Тут надо кое‑что пояснить про дом, в котором жил Гоша. Это был один из первых в городе жилищных кооперативов, построенный заочно норильчанами (то есть деньги они внесли, а сами до поры оставались жить за Полярным кругом). Гошины родители, 30 лет оттрубившие на Норильском горно–металлургическом комбинате, поселившийся через стенку от них Начвин (про которого я сначала думала, что он работает где‑то начфином, а это оказалась фамилия) и другие бывшие норильчане, выехавшие в середине 60–х на «большую землю», жили дружно, чуть не коммуной, не особенно допуская в свой круг посторонних.
Однажды Гоша удивил меня, сказав, что артист Смоктуновский катал его в детстве на велосипеде.
— Как это? – не поверила я.
— А он сидел у нас, в Норильске, — как о чём‑то обыденном сказал Гоша.
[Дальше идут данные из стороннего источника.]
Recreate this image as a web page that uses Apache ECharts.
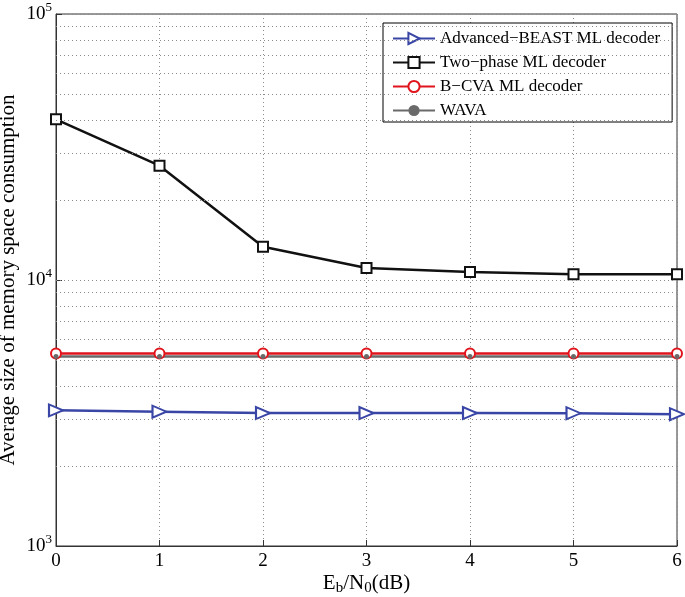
<!DOCTYPE html>
<html><head><meta charset="utf-8">
<script src="https://cdn.jsdelivr.net/npm/echarts@6/dist/echarts.min.js"></script>
<style>html,body{margin:0;padding:0;background:#fff}#c{width:685px;height:597px}</style>
</head><body><div id="c"></div>
<script>
const xValues = [0, 1, 2, 3, 4, 5, 6];
const beast = [3235, 3200, 3160, 3160, 3160, 3155, 3130];
const twoPhase = [40200, 26900, 13340, 11100, 10720, 10500, 10500];
const bcva = [5290, 5290, 5290, 5290, 5290, 5290, 5290];
const wava = [5160, 5160, 5160, 5160, 5160, 5160, 5160];
const minorLevels = [2000,3000,4000,5000,6000,7000,8000,9000,20000,30000,40000,50000,60000,70000,80000,90000,10000];
const names = ['Advanced\u2212BEAST ML decoder','Two\u2212phase ML decoder','B\u2212CVA ML decoder','WAVA'];
const FONT = '"Liberation Serif","Times New Roman",serif';
const pairs = a => xValues.map((x,i)=>[x,a[i]]);
const chart = echarts.init(document.getElementById('c'));
const dotted = {color:'#8a8a8a', width:1, type:[1,3]};
chart.setOption({
  animation:false,
  grid:{left:56,right:8,top:14,bottom:51,outerBoundsMode:'none',containLabel:false,show:true,borderColor:'#333',borderWidth:1,backgroundColor:'transparent'},
  legend:{
    data:names, orient:'vertical', left:383, top:23, itemWidth:42, itemHeight:14, itemGap:7,
    backgroundColor:'#fff', borderColor:'#000', borderWidth:1, padding:[7,12,3,9],
    textStyle:{fontFamily:FONT,fontSize:17,color:'#000'}
  },
  xAxis:{
    type:'value', min:0, max:6, interval:1,
    name:'{n|E}{s|b}{n|/N}{s|0}{n|(dB)}', nameLocation:'middle', nameGap:25, nameMoveOverlap:false,
    nameTextStyle:{rich:{n:{fontFamily:FONT,fontSize:21,color:'#000'},s:{fontFamily:FONT,fontSize:15,color:'#000',verticalAlign:'bottom',padding:[10,0,0,0]}}},
    axisLine:{lineStyle:{color:'#333'}},
    axisTick:{inside:true,length:6,lineStyle:{color:'#333'}},
    axisLabel:{fontFamily:FONT,fontSize:19,color:'#000',margin:6},
    splitLine:{show:true,lineStyle:dotted}
  },
  yAxis:{
    type:'log', min:1000, max:100000, logBase:10,
    name:'Average size of memory space consumption', nameLocation:'middle', nameGap:37, nameMoveOverlap:false,
    nameTextStyle:{fontFamily:FONT,fontSize:21,color:'#000'},
    axisLine:{lineStyle:{color:'#333'}},
    axisTick:{inside:true,length:6,lineStyle:{color:'#333'}},
    axisLabel:{margin:4,formatter:v=>'{b|10}{s|'+Math.round(Math.log10(v))+'}',
      rich:{b:{fontFamily:FONT,fontSize:19,color:'#000'},s:{fontFamily:FONT,fontSize:13,color:'#000',verticalAlign:'top',padding:[0,0,12,0]}}},
    splitLine:{show:true,lineStyle:dotted}
  },
  series:[
    {name:'minor', type:'line', data:[], silent:true,
     markLine:{silent:true,symbol:'none',label:{show:false},lineStyle:dotted,
       data:minorLevels.map(v=>({yAxis:v}))}},
    {name:names[0], type:'line', data:pairs(beast), symbol:'emptyTriangle', symbolSize:[12,14], symbolRotate:-90,
     color:'#3a46a6', lineStyle:{width:2.5,color:'#3a46a6'}, itemStyle:{borderWidth:2.5,color:'#3a46a6'}},
    {name:names[1], type:'line', data:pairs(twoPhase), symbol:'emptyRect', symbolSize:10,
     color:'#111', lineStyle:{width:2.5,color:'#111'}, itemStyle:{borderWidth:2.5,color:'#111'}},
    {name:names[2], type:'line', data:pairs(bcva), symbol:'emptyCircle', symbolSize:10,
     color:'#e0141c', lineStyle:{width:2.5,color:'#e0141c'}, itemStyle:{borderWidth:2.5,color:'#e0141c'}},
    {name:names[3], type:'line', data:pairs(wava), symbol:'circle', symbolSize:5,
     color:'#6a6a6a', lineStyle:{width:2.5,color:'#6a6a6a'}, itemStyle:{color:'#6a6a6a'}}
  ]
});
</script></body></html>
Я испугалась этого слова – «сидел» и не поверила: как такой замечательный артист мог «сидеть», за что? Разве он убил кого‑нибудь или ограбил? Но Гошина мама подтвердила, уточнив только, что не «сидел», а отбывал, навеоное, ссылку, потому что играл вместе с другими ссыльными в местном театре. И назвала ещё несколько известных фамилий.
Все же они не слишком распространялись на эту тему, и о том, кто и как попал в Норильск – по своей воле или нет, – никогда не рассказывали, но Норильск по–своему любили и отзывались о нём тепло.
И вот теперь Начвин извлёк на свет припрятанный журнал с уже запрещённым Солженицыным и дал Гоше, а Гоша — мне. К предупреждению никому его не показывать я отнеслась очень серьёзно, и открыла только, когда дома уже легли спать. Честно сказать, большого литературного потрясения я в ту ночь не испытала («Бабий Яр» Анатолия Кузнецова, прочитанный незадолго до этого, подействовал на меня куда сильнее). Но тут было потрясение другого свойства.
Мне было 17 лет, никто из моих родных и других взрослых, которых я знала, никогда не был репрессирован (преимущество рождения и воспитания в простой, не интеллигентской среде). О той стороне жизни, которую описал Солженицын, я вообще мало что знала. Про Сталина мои родители вспоминали редко, лишь когда заговаривали о войне, но с явным уважением. Хрущева же открыто не любили, называли пренебрежительно «Никита» и поругивали, но не за кукурузу, которую в наших местах и до него благополучно выращивали и ели, а так, вообще. Но теперь уже и Хрущева нет, а есть чернобровый Брежнев, которого родители тоже недолюбливают.